▶ **Task objective**
Emit the data below verbatim, stripping out any pictures.

** start Given material **

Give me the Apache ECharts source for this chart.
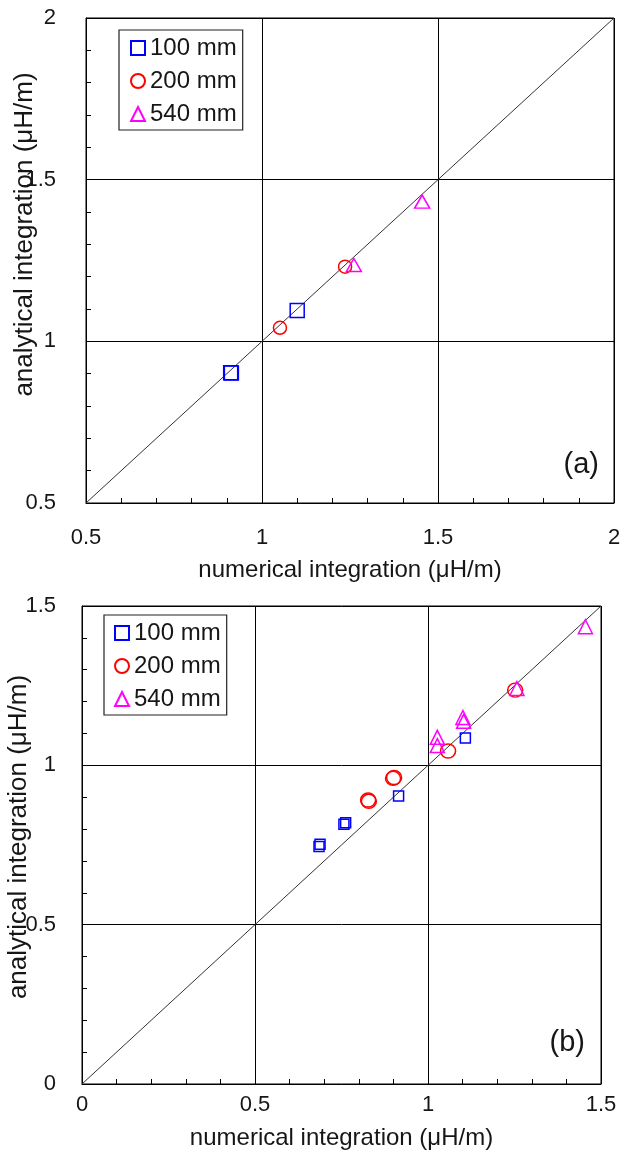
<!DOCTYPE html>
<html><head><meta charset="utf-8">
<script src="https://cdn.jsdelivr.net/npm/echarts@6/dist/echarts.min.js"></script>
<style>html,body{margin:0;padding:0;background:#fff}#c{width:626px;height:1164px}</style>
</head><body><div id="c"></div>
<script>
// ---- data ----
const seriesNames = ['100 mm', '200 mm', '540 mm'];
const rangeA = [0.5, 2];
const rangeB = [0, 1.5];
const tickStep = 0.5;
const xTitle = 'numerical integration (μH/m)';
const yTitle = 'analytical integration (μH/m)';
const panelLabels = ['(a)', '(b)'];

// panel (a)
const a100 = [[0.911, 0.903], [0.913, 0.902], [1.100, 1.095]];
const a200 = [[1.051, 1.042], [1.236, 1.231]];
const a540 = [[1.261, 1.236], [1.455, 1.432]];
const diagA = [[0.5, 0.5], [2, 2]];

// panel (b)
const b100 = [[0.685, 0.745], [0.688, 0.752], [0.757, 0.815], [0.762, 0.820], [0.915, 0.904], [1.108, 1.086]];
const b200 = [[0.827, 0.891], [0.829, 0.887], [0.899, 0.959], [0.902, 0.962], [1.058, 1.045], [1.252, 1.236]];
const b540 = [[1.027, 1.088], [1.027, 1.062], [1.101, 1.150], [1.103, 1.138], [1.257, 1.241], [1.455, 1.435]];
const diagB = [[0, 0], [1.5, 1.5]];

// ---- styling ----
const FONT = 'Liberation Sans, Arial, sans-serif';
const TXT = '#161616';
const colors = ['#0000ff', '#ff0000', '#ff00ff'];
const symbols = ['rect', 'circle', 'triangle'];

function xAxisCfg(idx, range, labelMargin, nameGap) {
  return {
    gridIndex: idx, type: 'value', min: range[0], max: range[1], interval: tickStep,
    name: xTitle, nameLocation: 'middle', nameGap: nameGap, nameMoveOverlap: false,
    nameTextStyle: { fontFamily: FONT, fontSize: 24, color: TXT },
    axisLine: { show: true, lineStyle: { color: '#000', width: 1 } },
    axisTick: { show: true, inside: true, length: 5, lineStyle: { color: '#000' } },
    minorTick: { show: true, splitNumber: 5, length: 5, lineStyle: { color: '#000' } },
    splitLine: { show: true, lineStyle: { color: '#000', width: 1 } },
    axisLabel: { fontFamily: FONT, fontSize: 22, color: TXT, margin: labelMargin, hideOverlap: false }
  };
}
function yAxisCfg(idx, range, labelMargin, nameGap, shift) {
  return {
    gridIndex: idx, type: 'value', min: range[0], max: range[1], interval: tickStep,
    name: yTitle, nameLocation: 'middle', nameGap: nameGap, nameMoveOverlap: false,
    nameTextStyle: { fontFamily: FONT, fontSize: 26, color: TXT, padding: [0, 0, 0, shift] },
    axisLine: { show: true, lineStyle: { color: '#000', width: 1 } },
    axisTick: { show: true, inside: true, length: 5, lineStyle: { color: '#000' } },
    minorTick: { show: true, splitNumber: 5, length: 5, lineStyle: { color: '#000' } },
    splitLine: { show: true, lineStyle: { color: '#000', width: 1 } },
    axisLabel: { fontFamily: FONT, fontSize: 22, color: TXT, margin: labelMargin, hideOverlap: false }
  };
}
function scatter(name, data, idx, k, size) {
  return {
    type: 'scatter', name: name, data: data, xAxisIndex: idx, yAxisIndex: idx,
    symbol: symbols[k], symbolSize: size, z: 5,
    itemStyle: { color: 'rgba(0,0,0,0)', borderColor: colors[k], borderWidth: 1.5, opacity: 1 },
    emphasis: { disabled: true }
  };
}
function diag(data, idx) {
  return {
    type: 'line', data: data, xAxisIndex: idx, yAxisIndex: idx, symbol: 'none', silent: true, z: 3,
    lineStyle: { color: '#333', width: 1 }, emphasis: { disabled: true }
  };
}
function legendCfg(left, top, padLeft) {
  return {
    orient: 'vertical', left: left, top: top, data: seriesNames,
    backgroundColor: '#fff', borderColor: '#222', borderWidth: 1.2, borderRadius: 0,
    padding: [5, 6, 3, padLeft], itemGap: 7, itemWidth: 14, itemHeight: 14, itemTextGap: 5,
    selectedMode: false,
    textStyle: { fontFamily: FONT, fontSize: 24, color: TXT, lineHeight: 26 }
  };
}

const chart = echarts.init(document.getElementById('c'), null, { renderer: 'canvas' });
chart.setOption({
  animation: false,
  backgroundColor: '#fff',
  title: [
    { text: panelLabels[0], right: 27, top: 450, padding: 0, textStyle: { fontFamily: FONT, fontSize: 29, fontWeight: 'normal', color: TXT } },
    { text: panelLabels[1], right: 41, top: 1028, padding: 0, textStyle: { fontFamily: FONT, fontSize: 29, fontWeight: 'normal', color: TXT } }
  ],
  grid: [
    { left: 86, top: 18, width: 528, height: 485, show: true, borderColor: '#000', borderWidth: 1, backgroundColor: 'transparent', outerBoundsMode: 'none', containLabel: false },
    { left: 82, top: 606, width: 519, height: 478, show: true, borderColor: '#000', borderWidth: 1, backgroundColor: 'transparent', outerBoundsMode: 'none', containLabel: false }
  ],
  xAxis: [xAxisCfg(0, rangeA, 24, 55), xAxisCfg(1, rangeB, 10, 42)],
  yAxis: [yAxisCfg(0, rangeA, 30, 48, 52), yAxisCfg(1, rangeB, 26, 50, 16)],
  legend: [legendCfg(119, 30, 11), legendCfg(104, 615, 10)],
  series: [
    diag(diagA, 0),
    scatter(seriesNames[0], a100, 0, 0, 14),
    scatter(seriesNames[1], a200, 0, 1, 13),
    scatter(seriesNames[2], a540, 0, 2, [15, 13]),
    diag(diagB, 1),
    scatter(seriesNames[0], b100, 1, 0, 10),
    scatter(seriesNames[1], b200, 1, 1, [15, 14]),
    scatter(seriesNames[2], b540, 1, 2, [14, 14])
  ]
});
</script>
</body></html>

** end Given material **

▶ **Complete answer**
Give me the Apache ECharts source for this chart.
<!DOCTYPE html>
<html><head><meta charset="utf-8">
<script src="https://cdn.jsdelivr.net/npm/echarts@6/dist/echarts.min.js"></script>
<style>html,body{margin:0;padding:0;background:#fff}#c{width:626px;height:1164px}</style>
</head><body><div id="c"></div>
<script>
// ---- data ----
const seriesNames = ['100 mm', '200 mm', '540 mm'];
const rangeA = [0.5, 2];
const rangeB = [0, 1.5];
const tickStep = 0.5;
const xTitle = 'numerical integration (μH/m)';
const yTitle = 'analytical integration (μH/m)';
const panelLabels = ['(a)', '(b)'];

// panel (a)
const a100 = [[0.911, 0.903], [0.913, 0.902], [1.100, 1.095]];
const a200 = [[1.051, 1.042], [1.236, 1.231]];
const a540 = [[1.261, 1.236], [1.455, 1.432]];
const diagA = [[0.5, 0.5], [2, 2]];

// panel (b)
const b100 = [[0.685, 0.745], [0.688, 0.752], [0.757, 0.815], [0.762, 0.820], [0.915, 0.904], [1.108, 1.086]];
const b200 = [[0.827, 0.891], [0.829, 0.887], [0.899, 0.959], [0.902, 0.962], [1.058, 1.045], [1.252, 1.236]];
const b540 = [[1.027, 1.088], [1.027, 1.062], [1.101, 1.150], [1.103, 1.138], [1.257, 1.241], [1.455, 1.435]];
const diagB = [[0, 0], [1.5, 1.5]];

// ---- styling ----
const FONT = 'Liberation Sans, Arial, sans-serif';
const TXT = '#161616';
const colors = ['#0000ff', '#ff0000', '#ff00ff'];
const symbols = ['rect', 'circle', 'triangle'];

function xAxisCfg(idx, range, labelMargin, nameGap) {
  return {
    gridIndex: idx, type: 'value', min: range[0], max: range[1], interval: tickStep,
    name: xTitle, nameLocation: 'middle', nameGap: nameGap, nameMoveOverlap: false,
    nameTextStyle: { fontFamily: FONT, fontSize: 24, color: TXT },
    axisLine: { show: true, lineStyle: { color: '#000', width: 1 } },
    axisTick: { show: true, inside: true, length: 5, lineStyle: { color: '#000' } },
    minorTick: { show: true, splitNumber: 5, length: 5, lineStyle: { color: '#000' } },
    splitLine: { show: true, lineStyle: { color: '#000', width: 1 } },
    axisLabel: { fontFamily: FONT, fontSize: 22, color: TXT, margin: labelMargin, hideOverlap: false }
  };
}
function yAxisCfg(idx, range, labelMargin, nameGap, shift) {
  return {
    gridIndex: idx, type: 'value', min: range[0], max: range[1], interval: tickStep,
    name: yTitle, nameLocation: 'middle', nameGap: nameGap, nameMoveOverlap: false,
    nameTextStyle: { fontFamily: FONT, fontSize: 26, color: TXT, padding: [0, 0, 0, shift] },
    axisLine: { show: true, lineStyle: { color: '#000', width: 1 } },
    axisTick: { show: true, inside: true, length: 5, lineStyle: { color: '#000' } },
    minorTick: { show: true, splitNumber: 5, length: 5, lineStyle: { color: '#000' } },
    splitLine: { show: true, lineStyle: { color: '#000', width: 1 } },
    axisLabel: { fontFamily: FONT, fontSize: 22, color: TXT, margin: labelMargin, hideOverlap: false }
  };
}
function scatter(name, data, idx, k, size) {
  return {
    type: 'scatter', name: name, data: data, xAxisIndex: idx, yAxisIndex: idx,
    symbol: symbols[k], symbolSize: size, z: 5,
    itemStyle: { color: 'rgba(0,0,0,0)', borderColor: colors[k], borderWidth: 1.5, opacity: 1 },
    emphasis: { disabled: true }
  };
}
function diag(data, idx) {
  return {
    type: 'line', data: data, xAxisIndex: idx, yAxisIndex: idx, symbol: 'none', silent: true, z: 3,
    lineStyle: { color: '#333', width: 1 }, emphasis: { disabled: true }
  };
}
function legendCfg(left, top, padLeft) {
  return {
    orient: 'vertical', left: left, top: top, data: seriesNames,
    backgroundColor: '#fff', borderColor: '#222', borderWidth: 1.2, borderRadius: 0,
    padding: [5, 6, 3, padLeft], itemGap: 7, itemWidth: 14, itemHeight: 14, itemTextGap: 5,
    selectedMode: false,
    textStyle: { fontFamily: FONT, fontSize: 24, color: TXT, lineHeight: 26 }
  };
}

const chart = echarts.init(document.getElementById('c'), null, { renderer: 'canvas' });
chart.setOption({
  animation: false,
  backgroundColor: '#fff',
  title: [
    { text: panelLabels[0], right: 27, top: 450, padding: 0, textStyle: { fontFamily: FONT, fontSize: 29, fontWeight: 'normal', color: TXT } },
    { text: panelLabels[1], right: 41, top: 1028, padding: 0, textStyle: { fontFamily: FONT, fontSize: 29, fontWeight: 'normal', color: TXT } }
  ],
  grid: [
    { left: 86, top: 18, width: 528, height: 485, show: true, borderColor: '#000', borderWidth: 1, backgroundColor: 'transparent', outerBoundsMode: 'none', containLabel: false },
    { left: 82, top: 606, width: 519, height: 478, show: true, borderColor: '#000', borderWidth: 1, backgroundColor: 'transparent', outerBoundsMode: 'none', containLabel: false }
  ],
  xAxis: [xAxisCfg(0, rangeA, 24, 55), xAxisCfg(1, rangeB, 10, 42)],
  yAxis: [yAxisCfg(0, rangeA, 30, 48, 52), yAxisCfg(1, rangeB, 26, 50, 16)],
  legend: [legendCfg(119, 30, 11), legendCfg(104, 615, 10)],
  series: [
    diag(diagA, 0),
    scatter(seriesNames[0], a100, 0, 0, 14),
    scatter(seriesNames[1], a200, 0, 1, 13),
    scatter(seriesNames[2], a540, 0, 2, [15, 13]),
    diag(diagB, 1),
    scatter(seriesNames[0], b100, 1, 0, 10),
    scatter(seriesNames[1], b200, 1, 1, [15, 14]),
    scatter(seriesNames[2], b540, 1, 2, [14, 14])
  ]
});
</script>
</body></html>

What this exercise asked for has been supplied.